Wastech maximises waste sorting and recovery

waste sorting

It’s critical that only waste that can’t be recovered or recycled ends up in landfill. Pre-sorting of waste is increasingly taking place at transfer stations, and Wastech has the technology to support customers to maximise efficient sorting and recovery.

As a society, we are still heavily reliant on landfill. That’s not a particularly controversial perspective, but the question is how councils and commercial operators will deal with this. 

Transfer stations are an intermediate step where domestic waste collection vehicles deposit their waste before it is aggregated to maximise transport efficiencies to a processing facility or landfill, often hundreds of kilometres away. Transfer stations are also where residents can take waste unsuitable for their weekly or fortnightly bin collections. 

Wastech specialises in improving and maximising waste transport’s effectiveness. Garreth Dorey, General Manager of Sales and Marketing, is working with local councils and commercial operators to design, build and install best-practice transfer stations.

“The majority of capital cities around Australia are reliant on landfills in regional areas,” says Garreth. “That’s a lot of trucks on the road moving waste around, creating a significant carbon footprint. 

“The Sydney basin is likely to be out of putrescible landfill capacity by the end of the decade. As a result, transfer stations will play an important role in waste transport, whether for waste companies, residents, or commercial enterprises.” 

Wastech’s role 

From concept to completion, Wastech works hand-in-hand with its customers. When it comes to transfer stations, the team will design and manufacture a unique system built for the specific needs of its client. Wastech implements a quality-focused manufacturing model, enabling the client to reduce wastage and work towards the shared goal of environmental sustainability and commercial viability.

“While ensuring that we deliver the most efficient transfer station from a transport perspective, we also design the facility so that our customers can maximise resource recovery from waste deposited at the transfer station,” says Garreth. “One of the primary goals is to recover as much of the valuable commodities coming in.”

In most cases, Wastech can help its clients select the best processes and equipment for recovery from the waste being received. That means the smallest volume of materials end up in landfills. 

“There are all sorts of people and groups entering transfer stations,” he says. “It’s not just the recycling and garbage trucks coming through. We also have residents, businesses, and local councils dropping off waste and recycling. With all these facilities, Wastech can assist in the design of the transfer station to extract maximum resources.”

Part of the job for Wastech is to assess the waste coming in to work out what can be recovered. There are many opportunities for finding value, and Wastech helps its clients maximise their financial returns from their transfer stations.

“We provide a one-stop approach to waste and resource management, from collection to end-use,” says Garreth. “The recovered material focus could be timber, food waste, concrete – the possibilities are vast.”

waste sorting
Pre-sorting of waste is increasingly taking place at transfer stations.

What happens next?

Wastech offers a range of solutions that go beyond the sorting of materials. Its design engineering services work to design a technologically advanced transfer station.
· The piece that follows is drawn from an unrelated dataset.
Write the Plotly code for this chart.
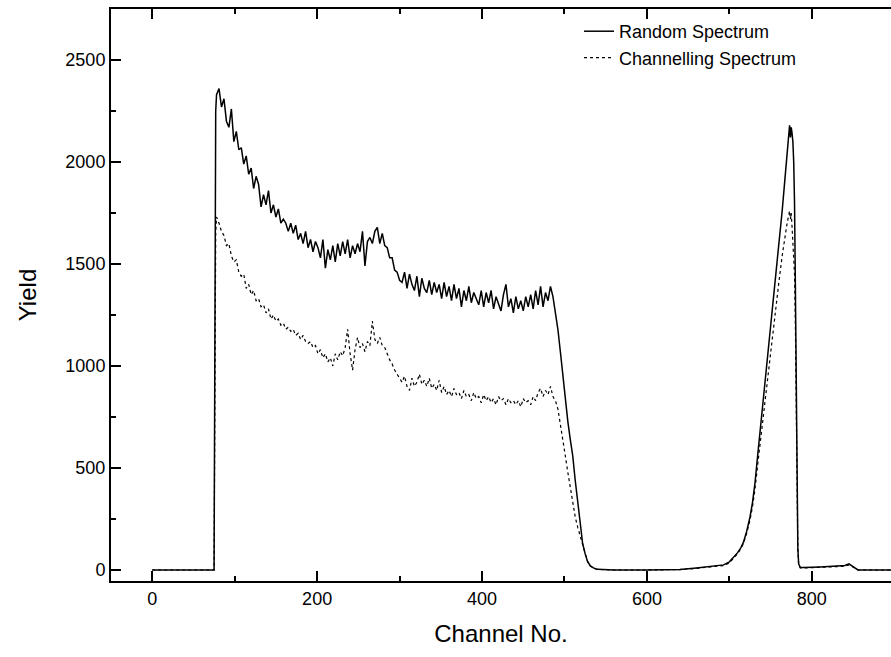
import plotly.graph_objects as go

# ---- data ----
rand_ch = [0, 40, 74, 75, 77,
           78, 81, 84, 87, 90, 93, 96, 99, 102, 105, 108, 111, 114, 117, 120, 123, 126, 129,
           132, 135, 138, 141, 144, 147, 150, 153, 156, 159, 162, 165, 168, 171, 174, 177,
           180, 183, 186, 189, 192, 195, 198, 201, 204, 207, 210, 213, 216, 219, 222, 225,
           228, 231, 234, 237, 240, 243, 246, 249, 252, 255, 258, 261, 264, 267, 270, 273,
           276, 279, 282, 285, 288, 291, 294, 297, 300, 303, 306, 309, 312, 315, 318, 321,
           324, 327, 330, 333, 336, 339, 342, 345, 348, 351, 354, 357, 360, 363, 366, 369,
           372, 375, 378, 381, 384, 387, 390, 393, 396, 399, 402, 405, 408, 411, 414, 417,
           420, 423, 426, 429, 432, 435, 438, 441, 444, 447, 450, 453, 456, 459, 462, 465,
           468, 471, 474, 477, 480, 483, 486, 489, 492, 495, 498,
           501, 504, 507, 510, 513, 516, 519, 522, 525, 528, 531, 535, 540, 560, 600, 640,
           660, 680, 693, 700, 705, 710, 714, 717, 721, 725, 728, 731, 735, 740, 745, 750,
           755, 760, 764, 767, 770, 772, 773, 774, 775, 776, 777, 778, 779, 780, 781, 782,
           783, 784, 786, 790, 800, 810, 820, 830, 840, 845, 848, 852, 856, 870, 900]
rand_y = [0, 0, 0, 0, 2250,
          2330, 2360, 2270, 2310, 2200, 2170, 2260, 2100, 2150, 2060, 2070, 1990, 2030, 1940, 1970, 1870, 1930, 1890,
          1780, 1840, 1790, 1860, 1750, 1790, 1730, 1770, 1700, 1720, 1700, 1660, 1700, 1650, 1690, 1620,
          1650, 1600, 1660, 1580, 1620, 1560, 1610, 1580, 1530, 1620, 1480, 1570, 1520, 1590, 1510, 1600,
          1540, 1610, 1550, 1620, 1530, 1590, 1550, 1600, 1560, 1660, 1490, 1610, 1630, 1600, 1660, 1680,
          1600, 1650, 1590, 1580, 1530, 1530, 1470, 1460, 1420, 1410, 1460, 1380, 1450, 1400, 1370, 1440,
          1340, 1430, 1380, 1360, 1420, 1350, 1410, 1360, 1400, 1330, 1410, 1340, 1390, 1320, 1400, 1330,
          1380, 1290, 1370, 1320, 1390, 1310, 1360, 1330, 1300, 1370, 1290, 1360, 1310, 1370, 1280, 1340,
          1300, 1270, 1350, 1400, 1290, 1330, 1260, 1340, 1280, 1320, 1270, 1340, 1290, 1350, 1280, 1370,
          1300, 1390, 1290, 1360, 1320, 1390, 1340, 1260, 1180, 1070, 950,
          820, 730, 640, 560, 440, 330, 220, 130, 80, 42, 22, 10, 3, 0, 0, 2,
          10, 18, 25, 40, 60, 85, 110, 135, 190, 260, 330, 425, 590, 790, 990, 1190,
          1390, 1580, 1760, 1900, 2060, 2150, 2180, 2120, 2170, 2140, 2100, 2000, 1800, 1400, 900, 350,
          110, 30, 12, 12, 15, 15, 17, 18, 22, 30, 22, 8, 0, 0, 0]

chan_ch = list(rand_ch)
chan_y = [0, 0, 0, 0, 1650,
          1730, 1700, 1660, 1640, 1590, 1600, 1540, 1510, 1520, 1460, 1440, 1450, 1380, 1400, 1350, 1370, 1320, 1330,
          1290, 1300, 1260, 1280, 1230, 1250, 1220, 1230, 1200, 1210, 1180, 1190, 1170, 1180, 1150, 1160,
          1130, 1150, 1120, 1110, 1120, 1090, 1100, 1060, 1080, 1040, 1060, 1020, 1040, 1000, 1060, 1030,
          1070, 1050, 1090, 1180, 1060, 980, 1080, 1140, 1090, 1110, 1070, 1120, 1100, 1220, 1130, 1110,
          1140, 1100, 1090, 1060, 1030, 1010, 980, 960, 940, 920, 950, 900, 880, 940, 900, 920,
          960, 910, 930, 900, 940, 890, 910, 880, 930, 870, 900, 860, 880, 850, 890, 860,
          870, 840, 880, 850, 860, 830, 870, 840, 850, 820, 860, 830, 850, 820, 840, 810,
          850, 830, 840, 810, 840, 820, 830, 810, 830, 800, 840, 820, 830, 810, 850, 830,
          870, 890, 850, 880, 860, 900, 850, 830, 790, 720, 650,
          560, 480, 400, 320, 260, 210, 165, 120, 75, 40, 20, 8, 3, 0, 0, 2,
          8, 15, 22, 35, 55, 80, 105, 130, 180, 245, 310, 395, 540, 720, 900, 1080,
          1250, 1410, 1540, 1630, 1700, 1740, 1760, 1720, 1750, 1680, 1620, 1550, 1450, 1200, 800, 320,
          100, 28, 10, 10, 12, 13, 14, 15, 18, 25, 18, 6, 0, 0, 0]

x_ticks = [0, 200, 400, 600, 800]
y_ticks = [0, 500, 1000, 1500, 2000, 2500]

FONT = "Arial, Liberation Sans, Helvetica, sans-serif"

fig = go.Figure()
fig.add_trace(go.Scatter(x=rand_ch, y=rand_y, mode="lines", name="Random Spectrum",
                         line=dict(color="black", width=1.5)))
fig.add_trace(go.Scatter(x=chan_ch, y=chan_y, mode="lines", name="Channelling Spectrum",
                         line=dict(color="black", width=1.2, dash="dot")))

fig.update_layout(
    width=891, height=657,
    margin=dict(l=111, r=0, t=9, b=76),
    paper_bgcolor="white", plot_bgcolor="white",
    font=dict(family=FONT, color="black", size=18),
    showlegend=True,
    legend=dict(x=0.6, y=0.993, xanchor="left", yanchor="top",
                bgcolor="rgba(0,0,0,0)", borderwidth=0,
                font=dict(size=18, family=FONT), itemwidth=30, tracegroupgap=0),
    xaxis=dict(range=[-50, 896], tickvals=x_ticks, ticks="inside", ticklen=10, tickwidth=2,
               tickcolor="black", showline=True, linecolor="black", linewidth=2,
               mirror="ticks", showgrid=False, zeroline=False,
               tickfont=dict(size=18, family=FONT),
               minor=dict(dtick=100, tick0=0, ticks="inside", ticklen=5, tickwidth=1.5,
                          tickcolor="black", showgrid=False),
               title=dict(text="Channel No.", font=dict(size=24, family=FONT), standoff=18)),
    yaxis=dict(range=[-54, 2750], tickvals=y_ticks, ticks="inside", ticklen=10, tickwidth=2,
               tickcolor="black", showline=True, linecolor="black", linewidth=2,
               mirror=False, showgrid=False, zeroline=False,
               tickfont=dict(size=18, family=FONT),
               minor=dict(dtick=250, tick0=0, ticks="inside", ticklen=5, tickwidth=1.5,
                          tickcolor="black", showgrid=False),
               title=dict(text="Yield", font=dict(size=24, family=FONT), standoff=22)),
)

fig.write_html("out.html")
“We work to provide opportunities beyond just the design,” says Garreth. “We can provide a range of solutions, including pre-shredders. That means the transfer station can extract the commodity out of the materials by shredding and screening the materials. This is great for extracting timber, ferrous and nonferrous metals, and plastics, among other things.”

Some clients prefer a turnkey solution, where everything is prepared for them. Garreth explains that Wastech can build a solution that includes all the technology a client needs.

“When we design a turnkey solution, we will set it up so it has everything the client could possibly need,” he says. “Wastech can build the transfer station to include a tipping floor, waste handling equipment, shredders, trommels, conveyors, and picking stations.”

New tech drives progress

One thing that has become more common is the use of optical and robotic sorters. Garreth has found that it can improve both efficiency and health and safety outcomes for the transfer station operator.

“We’re consulting more on technology that avoids the use of manual intervention,” he says. “There has been more interest in robotic picking and sorting. Once waste is removed from the tipping floor to a sorting line, robots pick and sort the valuable resources from everything else. It’s an area of growing interest to operators who are focused on minimising labour costs while maximising recovery rates.”

When it comes time to move the residual waste or recovered products, another area of value creation that Wastech can provide is the use of S4000 and S8000 compactors. This powerful technology allows for faster loading and higher-density payloads in transfer trailers.

“We can pack 60 to 65 cubic metres into a trailer, and fast,” Garreth says. “We compared the loading and unloading time it takes for a walking floor by normal methods to a compactor trailer and the additional payload. With a walking floor, it can take anywhere from 60 to 90 minutes to fill up a trailer and then about the same time to unload it at the other end. If we use the S4000 or S8000 compactor, we can load a trailer in about 25 minutes and push all the waste out in about five minutes. We can get 20-30 per cent greater payload for the same trailer volume.

“The compactor head pushing 4-8 cubic metres of waste into a trailer with every stroke dramatically improves existing manual systems. 

“Compactor trailers mean that there are less trucks on the road and quicker turnarounds for those trucks,” he says. “That’s saving our customers money.”